Fire declared under control
Just before 5 p.m., command asks if the fire can be declared under control, but is told crews are awaiting a “high hoe … to demolish structure.” In fact, the long-reach excavator would be used to meticulously pick apart the smouldering wreckage to expose hidden hot spots, and potentially locate victims.
At 5:43 p.m. the rapid intervention team is told to stand down. Five minutes later command is notified that there are still flames in a storage room, but the fire can be declared under control.
At 6:09 p.m., apparently after consulting with Eastway staff about what kind of fuels and chemicals were in the building, a deputy chief advises: “Do not anticipate any further hazards.”
At 6:15 p.m., dispatch advises that the railway tracks have been reopened.
“Crews will likely be here all night,” the district chief on scene reports at 6:42 p.m.

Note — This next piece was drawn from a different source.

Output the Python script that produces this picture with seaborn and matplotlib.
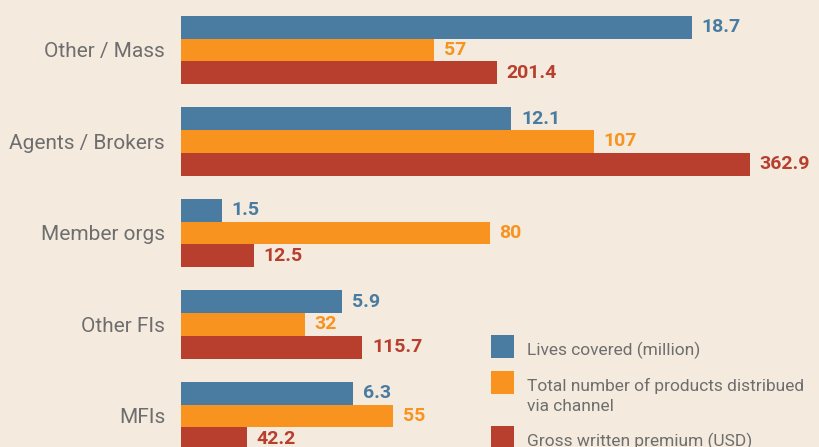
import numpy as np
import pandas as pd
import matplotlib.pyplot as plt
import seaborn as sns
from matplotlib.patches import Rectangle

# Data
channels = ["Other / Mass", "Agents / Brokers", "Member orgs", "Other FIs", "MFIs"]
series = ["Lives covered (million)",
          "Total number of products distribued\nvia channel",
          "Gross written premium (USD)"]

lives = [18.7, 12.1, 1.5, 5.9, 6.3]
products = [57, 107, 80, 32, 55]
premium = [201.4, 362.9, 12.5, 115.7, 42.2]

# the source chart draws two bars longer than their printed value
products_drawn = [65.5, 107, 80, 32, 55]
premium_drawn = [201.4, 362.9, 46.5, 115.7, 42.2]

# each series has its own (hidden) x scale in the original
x_extent = [23.4, 165.5, 407.5]

colors = ["#4A7BA0", "#F7931E", "#B83F2E"]
bg = "#F4EBDE"
grey = "#6E6E6E"

rows = []
for s, drawn, shown, ext in zip(series, [lives, products_drawn, premium_drawn],
                                [lives, products, premium], x_extent):
    for ch, d, v in zip(channels, drawn, shown):
        rows.append({"channel": ch, "series": s, "scaled": d / ext, "label": v})
df = pd.DataFrame(rows)

sns.set_theme(style="white")
plt.rcParams["font.family"] = ["Roboto", "DejaVu Sans"]

W, H = 820, 447
fig = plt.figure(figsize=(W / 100, H / 100), dpi=100, facecolor=bg)
ax = fig.add_axes([181 / W, 0, 1 - 181 / W, 1])
ax.set_facecolor(bg)

sns.barplot(data=df, y="channel", x="scaled", hue="series", hue_order=series,
            order=channels, palette=colors, orient="h", width=0.746,
            saturation=1, legend=False, ax=ax, errorbar=None, linewidth=0)

shown_vals = [lives, products, premium]
for cont, vals, col in zip(ax.containers, shown_vals, colors):
    ax.bar_label(cont, labels=[f"{v:g}" for v in vals], padding=7,
                 color=col, fontsize=14, fontweight="bold")

ax.set_xlim(0, 1)
ax.set_ylim(4.339, -0.546)
ax.set_xlabel("")
ax.set_ylabel("")
ax.set_xticks([])
ax.tick_params(axis="y", length=0, pad=11.5, labelsize=15, labelcolor=grey)
sns.despine(ax=ax, left=True, bottom=True)

# legend drawn by hand: swatch aligned with the first line of each label
sw_x, sw_size, txt_x = 491, 23, 527
sw_tops = [335, 371, 426]
for top, c, s in zip(sw_tops, colors, series):
    fig.add_artist(Rectangle((sw_x / W, 1 - (top + sw_size) / H), sw_size / W, sw_size / H,
                             transform=fig.transFigure, facecolor=c, edgecolor="none"))
    for i, line in enumerate(s.split("\n")):
        fig.text(txt_x / W, 1 - (top + 20 + 20 * i) / H, line, ha="left",
                 va="baseline", fontsize=12.5, color=grey)

fig.savefig("out.png", dpi=100, facecolor=bg)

That prediction turned out to be true, as the remaining crews worked to thaw frozen hoses, shore up fuel spills and watch for stubborn flare-ups.
In fact, firefighters would be called back to the scene more than two days after explosion, as an excavator carefully picked through the wreckage, exposing a smouldering hot spot that had to be doused before investigators could begin the job of determining what caused the blast, one of the deadliest workplace incidents in Ottawa’s history.
Last Monday, a spokesperson confirmed the Office of the Fire Marshal’s investigation into the cause of the disaster continues.